#### [Direction]
From the listing that follows, output everything exactly except the pictures.

#### [Source material]
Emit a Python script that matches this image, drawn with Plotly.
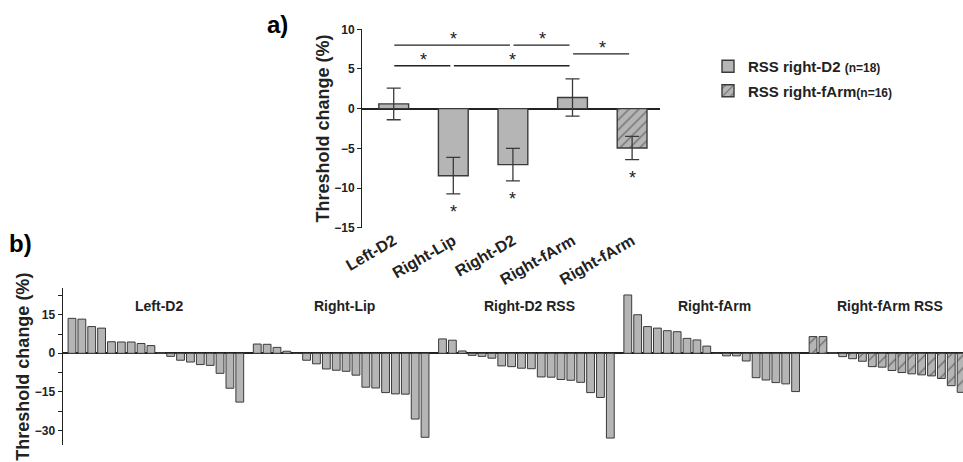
import plotly.graph_objects as go

# ---------------- Panel a data ----------------
a_labels = ["Left-D2", "Right-Lip", "Right-D2", "Right-fArm", "Right-fArm"]
a_means = [0.6, -8.45, -7.05, 1.4, -4.95]
a_sem = [2.0, 2.3, 2.05, 2.35, 1.47]
a_hatched = [False, False, False, False, True]
a_star_below = [1, 2, 4]                      # bars significantly different from 0
a_sig_pairs = [(0, 2, 8.0), (2, 3, 8.0), (3, 4, 6.9), (0, 1, 5.4), (1, 3, 5.4)]

legend_names = ["RSS right-D2 ", "RSS right-fArm"]
legend_n = ["(n=18)", "(n=16)"]

# ---------------- Panel b data ----------------
b_groups = ["Left-D2", "Right-Lip", "Right-D2 RSS", "Right-fArm", "Right-fArm RSS"]
left_d2 = [13.6, 13.3, 10.4, 9.8, 4.5, 4.4, 4.4, 3.8, 3.0, 0.3, -1.2, -2.7,
           -3.4, -4.4, -4.7, -7.8, -13.6, -19.0]
right_lip = [3.6, 3.5, 2.3, 0.8, 0.0, -2.7, -4.1, -6.1, -6.6, -7.0, -8.5, -13.2,
             -13.5, -15.3, -15.8, -15.9, -25.6, -32.7]
right_d2_rss = [5.6, 5.1, 0.9, -0.8, -1.2, -1.9, -4.9, -5.2, -5.8, -6.0, -9.2, -9.3,
                -10.2, -10.5, -11.3, -15.3, -17.2, -33.0]
right_farm = [22.7, 15.0, 10.4, 9.8, 8.8, 8.4, 5.8, 5.2, 2.8, 0.0, -1.0, -1.0,
              -3.0, -9.5, -10.4, -11.4, -11.9, -14.9]
right_farm_rss = [6.5, 6.5, 0.3, -1.3, -2.1, -3.1, -5.2, -5.4, -6.7, -7.5, -8.0,
                  -8.4, -8.8, -9.8, -12.6, -15.2]
b_values = [left_d2, right_lip, right_d2_rss, right_farm, right_farm_rss]
b_hatched = [False, False, False, False, True]

# ---------------- style ----------------
FONT = "Liberation Sans, Arial, sans-serif"
GRAY = "#b5b5b5"
EDGE = "#3a3a3a"
DARK = "#222222"
GROUP_STRIDE = 18.77

fig = go.Figure()

# Panel a bars: plain and hatched as two traces (for the legend)
for k, hatched in enumerate([False, True]):
    idx = [i for i in range(len(a_labels)) if a_hatched[i] == hatched]
    fig.add_trace(go.Bar(
        x=idx, y=[a_means[i] for i in idx],
        width=0.5,
        error_y=dict(type="data", array=[a_sem[i] for i in idx], visible=True,
                     color=EDGE, thickness=1.3, width=7),
        marker=dict(color=GRAY, line=dict(color=EDGE, width=1.4),
                    pattern=dict(shape="/" if hatched else "", fgcolor=DARK,
                                 bgcolor=GRAY, size=7, solidity=0.18)),
        name="<b>%s<span style='font-size:12px'>%s</span></b>" % (legend_names[k], legend_n[k]),
        legendgroup="g%d" % k,
        xaxis="x", yaxis="y",
    ))

# Panel b bars
for g, vals in enumerate(b_values):
    xs = [g * GROUP_STRIDE + i for i in range(len(vals))]
    fig.add_trace(go.Bar(
        x=xs, y=vals, width=0.79, showlegend=False,
        marker=dict(color=GRAY, line=dict(color=EDGE, width=1),
                    pattern=dict(shape="/" if b_hatched[g] else "", fgcolor=DARK,
                                 bgcolor=GRAY, size=9, solidity=0.15)),
        xaxis="x2", yaxis="y2",
    ))

annotations = []
shapes = []

# significance brackets in panel a
for (i, j, lvl) in a_sig_pairs:
    shapes.append(dict(type="line", xref="x", yref="y", x0=i + 0.01, x1=j - 0.05,
                       y0=lvl, y1=lvl, line=dict(color=DARK, width=1.4)))
    annotations.append(dict(xref="x", yref="y", x=(i + j) / 2, y=lvl, yanchor="bottom",
                            text="*", showarrow=False, yshift=-6,
                            font=dict(family=FONT, size=18, color=DARK)))
for i in a_star_below:
    annotations.append(dict(xref="x", yref="y", x=i, y=a_means[i] - a_sem[i],
                            yanchor="top", text="*", showarrow=False, yshift=-6,
                            font=dict(family=FONT, size=18, color=DARK)))

# group titles in panel b
for g, name in enumerate(b_groups):
    n = len(b_values[g])
    cx = g * GROUP_STRIDE + (n - 1) / 2 + 0.3
    annotations.append(dict(xref="x2", yref="paper", x=cx, y=1 - 306 / 462,
                            xanchor="center", yanchor="middle",
                            text="<b>%s</b>" % name, showarrow=False,
                            font=dict(family=FONT, size=14, color=DARK)))

# panel letters
annotations.append(dict(xref="paper", yref="paper", x=277 / 963, y=1 - 24 / 462,
                        xanchor="center", yanchor="middle",
                        text="<b>a)</b>", showarrow=False,
                        font=dict(family=FONT, size=24, color="#000")))
annotations.append(dict(xref="paper", yref="paper", x=20 / 963, y=1 - 243 / 462,
                        xanchor="center", yanchor="middle",
                        text="<b>b)</b>", showarrow=False,
                        font=dict(family=FONT, size=24, color="#000")))

fig.update_layout(
    width=963, height=462,
    margin=dict(l=0, r=0, t=0, b=0),
    paper_bgcolor="white", plot_bgcolor="white",
    barmode="overlay",
    font=dict(family=FONT, color=DARK),
    xaxis=dict(domain=[362.3 / 963, 660 / 963], range=[-0.527, 4.468],
               tickmode="array", tickvals=list(range(len(a_labels))), ticktext=a_labels,
               tickangle=-30, showline=False, ticks="", showgrid=False, zeroline=False,
               tickfont=dict(family=FONT, size=16, color=DARK, weight="bold"), anchor="y",
               automargin=False),
    yaxis=dict(domain=[1 - 227.7 / 462, 1 - 29.3 / 462], range=[-15, 10], dtick=5,
               ticks="outside", ticklen=4, tickwidth=1.4, tickcolor=DARK,
               showline=True, linecolor=DARK, linewidth=1.4, showgrid=False,
               zeroline=True, zerolinecolor=DARK, zerolinewidth=1.5,
               tickfont=dict(family=FONT, size=12, color=DARK, weight="bold"),
               title=dict(text="<b>Threshold change (%)</b>", standoff=0,
                          font=dict(family=FONT, size=18, color=DARK)),
               anchor="x", automargin=False),
    xaxis2=dict(domain=[62.7 / 963, 1.0], range=[-0.94, 90.27], visible=False,
                anchor="y2"),
    yaxis2=dict(domain=[1 - 445 / 462, 1 - 288.3 / 462], range=[-35.7, 25.3],
                tick0=0, dtick=15, ticks="outside", ticklen=4, tickwidth=1.2,
                tickcolor=DARK, minor=dict(dtick=7.5, tick0=0, ticks="outside",
                                           ticklen=4, tickcolor=DARK, tickwidth=1.2),
                showline=True, linecolor=DARK, linewidth=1.2, showgrid=False,
                zeroline=True, zerolinecolor=DARK, zerolinewidth=1.5,
                tickfont=dict(family=FONT, size=12, color=DARK, weight="bold"),
                title=dict(text="<b>Threshold change (%)</b>", standoff=0,
                           font=dict(family=FONT, size=18, color=DARK)),
                anchor="x2", automargin=False),
    legend=dict(x=708 / 963, y=1 - 50 / 462, xanchor="left", yanchor="top",
                bgcolor="rgba(0,0,0,0)", tracegroupgap=2,
                font=dict(family=FONT, size=15, color=DARK)),
    annotations=annotations,
    shapes=shapes,
)

fig.write_html("out.html", config={"displayModeBar": False},
               post_script="document.body.style.margin='0';document.body.style.overflow='hidden';")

#### [Response to the task]
Emit a Python script that matches this image, drawn with Plotly.
import plotly.graph_objects as go

# ---------------- Panel a data ----------------
a_labels = ["Left-D2", "Right-Lip", "Right-D2", "Right-fArm", "Right-fArm"]
a_means = [0.6, -8.45, -7.05, 1.4, -4.95]
a_sem = [2.0, 2.3, 2.05, 2.35, 1.47]
a_hatched = [False, False, False, False, True]
a_star_below = [1, 2, 4]                      # bars significantly different from 0
a_sig_pairs = [(0, 2, 8.0), (2, 3, 8.0), (3, 4, 6.9), (0, 1, 5.4), (1, 3, 5.4)]

legend_names = ["RSS right-D2 ", "RSS right-fArm"]
legend_n = ["(n=18)", "(n=16)"]

# ---------------- Panel b data ----------------
b_groups = ["Left-D2", "Right-Lip", "Right-D2 RSS", "Right-fArm", "Right-fArm RSS"]
left_d2 = [13.6, 13.3, 10.4, 9.8, 4.5, 4.4, 4.4, 3.8, 3.0, 0.3, -1.2, -2.7,
           -3.4, -4.4, -4.7, -7.8, -13.6, -19.0]
right_lip = [3.6, 3.5, 2.3, 0.8, 0.0, -2.7, -4.1, -6.1, -6.6, -7.0, -8.5, -13.2,
             -13.5, -15.3, -15.8, -15.9, -25.6, -32.7]
right_d2_rss = [5.6, 5.1, 0.9, -0.8, -1.2, -1.9, -4.9, -5.2, -5.8, -6.0, -9.2, -9.3,
                -10.2, -10.5, -11.3, -15.3, -17.2, -33.0]
right_farm = [22.7, 15.0, 10.4, 9.8, 8.8, 8.4, 5.8, 5.2, 2.8, 0.0, -1.0, -1.0,
              -3.0, -9.5, -10.4, -11.4, -11.9, -14.9]
right_farm_rss = [6.5, 6.5, 0.3, -1.3, -2.1, -3.1, -5.2, -5.4, -6.7, -7.5, -8.0,
                  -8.4, -8.8, -9.8, -12.6, -15.2]
b_values = [left_d2, right_lip, right_d2_rss, right_farm, right_farm_rss]
b_hatched = [False, False, False, False, True]

# ---------------- style ----------------
FONT = "Liberation Sans, Arial, sans-serif"
GRAY = "#b5b5b5"
EDGE = "#3a3a3a"
DARK = "#222222"
GROUP_STRIDE = 18.77

fig = go.Figure()

# Panel a bars: plain and hatched as two traces (for the legend)
for k, hatched in enumerate([False, True]):
    idx = [i for i in range(len(a_labels)) if a_hatched[i] == hatched]
    fig.add_trace(go.Bar(
        x=idx, y=[a_means[i] for i in idx],
        width=0.5,
        error_y=dict(type="data", array=[a_sem[i] for i in idx], visible=True,
                     color=EDGE, thickness=1.3, width=7),
        marker=dict(color=GRAY, line=dict(color=EDGE, width=1.4),
                    pattern=dict(shape="/" if hatched else "", fgcolor=DARK,
                                 bgcolor=GRAY, size=7, solidity=0.18)),
        name="<b>%s<span style='font-size:12px'>%s</span></b>" % (legend_names[k], legend_n[k]),
        legendgroup="g%d" % k,
        xaxis="x", yaxis="y",
    ))

# Panel b bars
for g, vals in enumerate(b_values):
    xs = [g * GROUP_STRIDE + i for i in range(len(vals))]
    fig.add_trace(go.Bar(
        x=xs, y=vals, width=0.79, showlegend=False,
        marker=dict(color=GRAY, line=dict(color=EDGE, width=1),
                    pattern=dict(shape="/" if b_hatched[g] else "", fgcolor=DARK,
                                 bgcolor=GRAY, size=9, solidity=0.15)),
        xaxis="x2", yaxis="y2",
    ))

annotations = []
shapes = []

# significance brackets in panel a
for (i, j, lvl) in a_sig_pairs:
    shapes.append(dict(type="line", xref="x", yref="y", x0=i + 0.01, x1=j - 0.05,
                       y0=lvl, y1=lvl, line=dict(color=DARK, width=1.4)))
    annotations.append(dict(xref="x", yref="y", x=(i + j) / 2, y=lvl, yanchor="bottom",
                            text="*", showarrow=False, yshift=-6,
                            font=dict(family=FONT, size=18, color=DARK)))
for i in a_star_below:
    annotations.append(dict(xref="x", yref="y", x=i, y=a_means[i] - a_sem[i],
                            yanchor="top", text="*", showarrow=False, yshift=-6,
                            font=dict(family=FONT, size=18, color=DARK)))

# group titles in panel b
for g, name in enumerate(b_groups):
    n = len(b_values[g])
    cx = g * GROUP_STRIDE + (n - 1) / 2 + 0.3
    annotations.append(dict(xref="x2", yref="paper", x=cx, y=1 - 306 / 462,
                            xanchor="center", yanchor="middle",
                            text="<b>%s</b>" % name, showarrow=False,
                            font=dict(family=FONT, size=14, color=DARK)))

# panel letters
annotations.append(dict(xref="paper", yref="paper", x=277 / 963, y=1 - 24 / 462,
                        xanchor="center", yanchor="middle",
                        text="<b>a)</b>", showarrow=False,
                        font=dict(family=FONT, size=24, color="#000")))
annotations.append(dict(xref="paper", yref="paper", x=20 / 963, y=1 - 243 / 462,
                        xanchor="center", yanchor="middle",
                        text="<b>b)</b>", showarrow=False,
                        font=dict(family=FONT, size=24, color="#000")))

fig.update_layout(
    width=963, height=462,
    margin=dict(l=0, r=0, t=0, b=0),
    paper_bgcolor="white", plot_bgcolor="white",
    barmode="overlay",
    font=dict(family=FONT, color=DARK),
    xaxis=dict(domain=[362.3 / 963, 660 / 963], range=[-0.527, 4.468],
               tickmode="array", tickvals=list(range(len(a_labels))), ticktext=a_labels,
               tickangle=-30, showline=False, ticks="", showgrid=False, zeroline=False,
               tickfont=dict(family=FONT, size=16, color=DARK, weight="bold"), anchor="y",
               automargin=False),
    yaxis=dict(domain=[1 - 227.7 / 462, 1 - 29.3 / 462], range=[-15, 10], dtick=5,
               ticks="outside", ticklen=4, tickwidth=1.4, tickcolor=DARK,
               showline=True, linecolor=DARK, linewidth=1.4, showgrid=False,
               zeroline=True, zerolinecolor=DARK, zerolinewidth=1.5,
               tickfont=dict(family=FONT, size=12, color=DARK, weight="bold"),
               title=dict(text="<b>Threshold change (%)</b>", standoff=0,
                          font=dict(family=FONT, size=18, color=DARK)),
               anchor="x", automargin=False),
    xaxis2=dict(domain=[62.7 / 963, 1.0], range=[-0.94, 90.27], visible=False,
                anchor="y2"),
    yaxis2=dict(domain=[1 - 445 / 462, 1 - 288.3 / 462], range=[-35.7, 25.3],
                tick0=0, dtick=15, ticks="outside", ticklen=4, tickwidth=1.2,
                tickcolor=DARK, minor=dict(dtick=7.5, tick0=0, ticks="outside",
                                           ticklen=4, tickcolor=DARK, tickwidth=1.2),
                showline=True, linecolor=DARK, linewidth=1.2, showgrid=False,
                zeroline=True, zerolinecolor=DARK, zerolinewidth=1.5,
                tickfont=dict(family=FONT, size=12, color=DARK, weight="bold"),
                title=dict(text="<b>Threshold change (%)</b>", standoff=0,
                           font=dict(family=FONT, size=18, color=DARK)),
                anchor="x2", automargin=False),
    legend=dict(x=708 / 963, y=1 - 50 / 462, xanchor="left", yanchor="top",
                bgcolor="rgba(0,0,0,0)", tracegroupgap=2,
                font=dict(family=FONT, size=15, color=DARK)),
    annotations=annotations,
    shapes=shapes,
)

fig.write_html("out.html", config={"displayModeBar": False},
               post_script="document.body.style.margin='0';document.body.style.overflow='hidden';")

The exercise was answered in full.